More like "I need a half a million tractors"
"Get real we need them for ourselves. Besides you'll wreck them. Tell you what I will send you them if we get the right to reject your agricultural minister and the head of your chemical productions as you will need fertilizer as well along with you head of steel production so you can eventually make your own. Also you need to join COMECON. "

For half a million tractors the Soviets would want to have quid pro quo or better. For that much money the Soviets would expect China to become a virtual Soviet colony. A half a million tractors = $$$$$!

I did arrive at the half-a-million number partly in jest, the point was that China needs to trade if it is going to grow anywhere near as quickly as Mao wants it to, and the Soviet Union is pretty much the only game in town. Of course the Soviets want a good deal, but surely even they recognise they're better off with a strong China than a weak China, especially if they could make some cash off of getting it into shape.
 
I did arrive at the half-a-million number partly in jest, the point was that China needs to trade if it is going to grow anywhere near as quickly as Mao wants it to, and the Soviet Union is pretty much the only game in town. Of course the Soviets want a good deal, but surely even they recognise they're better off with a strong China than a weak China, especially if they could make some cash off of getting it into shape.

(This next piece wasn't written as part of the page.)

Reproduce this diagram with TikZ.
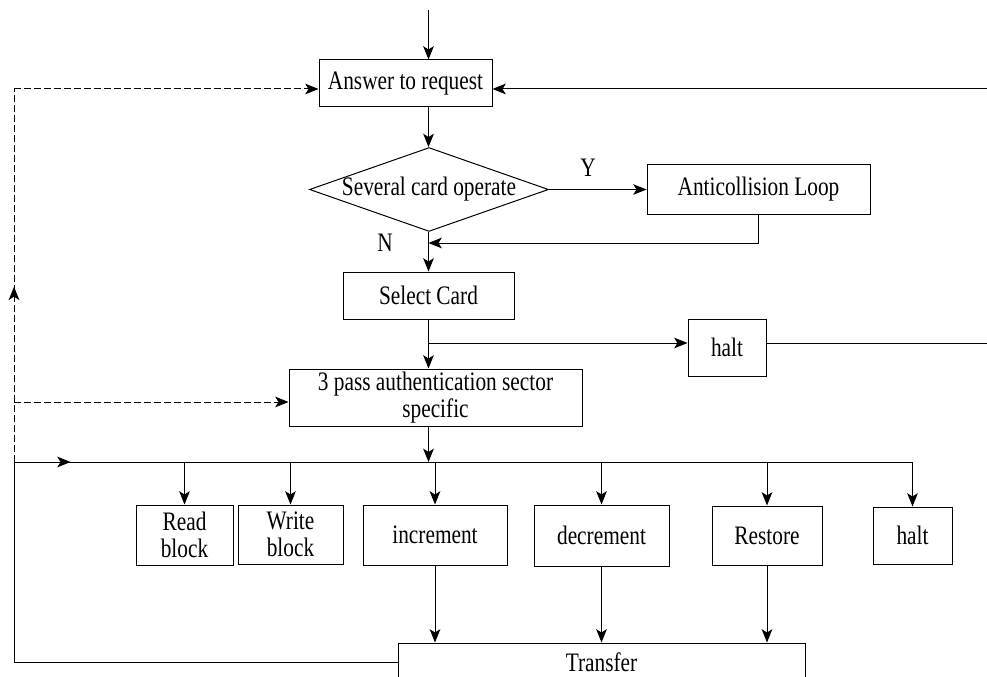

True, but that was closer to the opening bid. They would almost certainly want China to at least join COMECON for the tractors so they could eventually loot the place. That was what it was created for in the first place, after all.
 
So we know that the Great Leap Forward didn't accomplish what it was meant to, even Mao had said so, and, directly or indirectly, caused many deaths.

Now, how can we still have a Great Leap, but a successful one? I believe it has the potential to be an *incredibly* great policy for China's growth, but if we were to change history, what could be done?
China becomes a Soviet satellite. Soviet aid would do the work.